Your goal
Exactly reproduce each line of the listing that follows.

Source excerpt
···

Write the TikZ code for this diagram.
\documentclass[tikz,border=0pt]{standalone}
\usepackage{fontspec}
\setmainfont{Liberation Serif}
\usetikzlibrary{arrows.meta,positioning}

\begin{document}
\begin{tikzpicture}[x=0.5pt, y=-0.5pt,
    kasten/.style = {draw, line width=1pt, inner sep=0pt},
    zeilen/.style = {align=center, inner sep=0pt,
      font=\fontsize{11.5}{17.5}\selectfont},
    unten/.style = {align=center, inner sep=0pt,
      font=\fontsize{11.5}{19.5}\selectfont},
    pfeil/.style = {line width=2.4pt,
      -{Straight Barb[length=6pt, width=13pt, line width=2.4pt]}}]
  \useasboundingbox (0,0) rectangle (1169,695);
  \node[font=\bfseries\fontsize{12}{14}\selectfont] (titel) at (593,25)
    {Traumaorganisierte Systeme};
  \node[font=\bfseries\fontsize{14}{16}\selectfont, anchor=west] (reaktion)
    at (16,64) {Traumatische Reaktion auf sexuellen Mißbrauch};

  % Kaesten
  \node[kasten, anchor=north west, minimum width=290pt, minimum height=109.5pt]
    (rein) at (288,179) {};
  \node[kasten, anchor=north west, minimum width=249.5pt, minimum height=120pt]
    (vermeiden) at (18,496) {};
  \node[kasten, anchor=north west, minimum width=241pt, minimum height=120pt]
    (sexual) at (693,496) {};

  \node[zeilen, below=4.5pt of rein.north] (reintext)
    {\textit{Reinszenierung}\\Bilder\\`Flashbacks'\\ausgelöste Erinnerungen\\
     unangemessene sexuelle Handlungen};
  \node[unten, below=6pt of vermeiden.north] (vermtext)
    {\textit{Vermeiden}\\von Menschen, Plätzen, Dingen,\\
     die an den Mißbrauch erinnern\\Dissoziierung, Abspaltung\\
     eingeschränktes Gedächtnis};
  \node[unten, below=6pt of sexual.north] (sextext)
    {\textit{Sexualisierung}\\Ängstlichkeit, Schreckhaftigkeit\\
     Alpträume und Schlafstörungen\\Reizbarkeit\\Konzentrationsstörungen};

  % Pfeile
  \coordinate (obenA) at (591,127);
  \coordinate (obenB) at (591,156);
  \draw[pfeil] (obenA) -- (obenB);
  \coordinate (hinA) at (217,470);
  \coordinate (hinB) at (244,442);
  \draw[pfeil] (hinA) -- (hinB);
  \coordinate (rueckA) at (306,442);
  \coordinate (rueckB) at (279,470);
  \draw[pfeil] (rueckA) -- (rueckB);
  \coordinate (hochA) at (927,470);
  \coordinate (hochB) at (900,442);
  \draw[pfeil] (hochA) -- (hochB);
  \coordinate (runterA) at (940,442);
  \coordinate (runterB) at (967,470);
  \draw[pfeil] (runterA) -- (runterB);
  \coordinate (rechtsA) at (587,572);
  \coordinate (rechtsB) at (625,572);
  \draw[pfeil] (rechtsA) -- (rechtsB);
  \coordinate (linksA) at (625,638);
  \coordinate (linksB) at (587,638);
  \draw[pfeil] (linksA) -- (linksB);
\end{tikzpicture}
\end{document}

···

Reply to the exercise
Write the TikZ code for this diagram.
\documentclass[tikz,border=0pt]{standalone}
\usepackage{fontspec}
\setmainfont{Liberation Serif}
\usetikzlibrary{arrows.meta,positioning}

\begin{document}
\begin{tikzpicture}[x=0.5pt, y=-0.5pt,
    kasten/.style = {draw, line width=1pt, inner sep=0pt},
    zeilen/.style = {align=center, inner sep=0pt,
      font=\fontsize{11.5}{17.5}\selectfont},
    unten/.style = {align=center, inner sep=0pt,
      font=\fontsize{11.5}{19.5}\selectfont},
    pfeil/.style = {line width=2.4pt,
      -{Straight Barb[length=6pt, width=13pt, line width=2.4pt]}}]
  \useasboundingbox (0,0) rectangle (1169,695);
  \node[font=\bfseries\fontsize{12}{14}\selectfont] (titel) at (593,25)
    {Traumaorganisierte Systeme};
  \node[font=\bfseries\fontsize{14}{16}\selectfont, anchor=west] (reaktion)
    at (16,64) {Traumatische Reaktion auf sexuellen Mißbrauch};

  % Kaesten
  \node[kasten, anchor=north west, minimum width=290pt, minimum height=109.5pt]
    (rein) at (288,179) {};
  \node[kasten, anchor=north west, minimum width=249.5pt, minimum height=120pt]
    (vermeiden) at (18,496) {};
  \node[kasten, anchor=north west, minimum width=241pt, minimum height=120pt]
    (sexual) at (693,496) {};

  \node[zeilen, below=4.5pt of rein.north] (reintext)
    {\textit{Reinszenierung}\\Bilder\\`Flashbacks'\\ausgelöste Erinnerungen\\
     unangemessene sexuelle Handlungen};
  \node[unten, below=6pt of vermeiden.north] (vermtext)
    {\textit{Vermeiden}\\von Menschen, Plätzen, Dingen,\\
     die an den Mißbrauch erinnern\\Dissoziierung, Abspaltung\\
     eingeschränktes Gedächtnis};
  \node[unten, below=6pt of sexual.north] (sextext)
    {\textit{Sexualisierung}\\Ängstlichkeit, Schreckhaftigkeit\\
     Alpträume und Schlafstörungen\\Reizbarkeit\\Konzentrationsstörungen};

  % Pfeile
  \coordinate (obenA) at (591,127);
  \coordinate (obenB) at (591,156);
  \draw[pfeil] (obenA) -- (obenB);
  \coordinate (hinA) at (217,470);
  \coordinate (hinB) at (244,442);
  \draw[pfeil] (hinA) -- (hinB);
  \coordinate (rueckA) at (306,442);
  \coordinate (rueckB) at (279,470);
  \draw[pfeil] (rueckA) -- (rueckB);
  \coordinate (hochA) at (927,470);
  \coordinate (hochB) at (900,442);
  \draw[pfeil] (hochA) -- (hochB);
  \coordinate (runterA) at (940,442);
  \coordinate (runterB) at (967,470);
  \draw[pfeil] (runterA) -- (runterB);
  \coordinate (rechtsA) at (587,572);
  \coordinate (rechtsB) at (625,572);
  \draw[pfeil] (rechtsA) -- (rechtsB);
  \coordinate (linksA) at (625,638);
  \coordinate (linksB) at (587,638);
  \draw[pfeil] (linksA) -- (linksB);
\end{tikzpicture}
\end{document}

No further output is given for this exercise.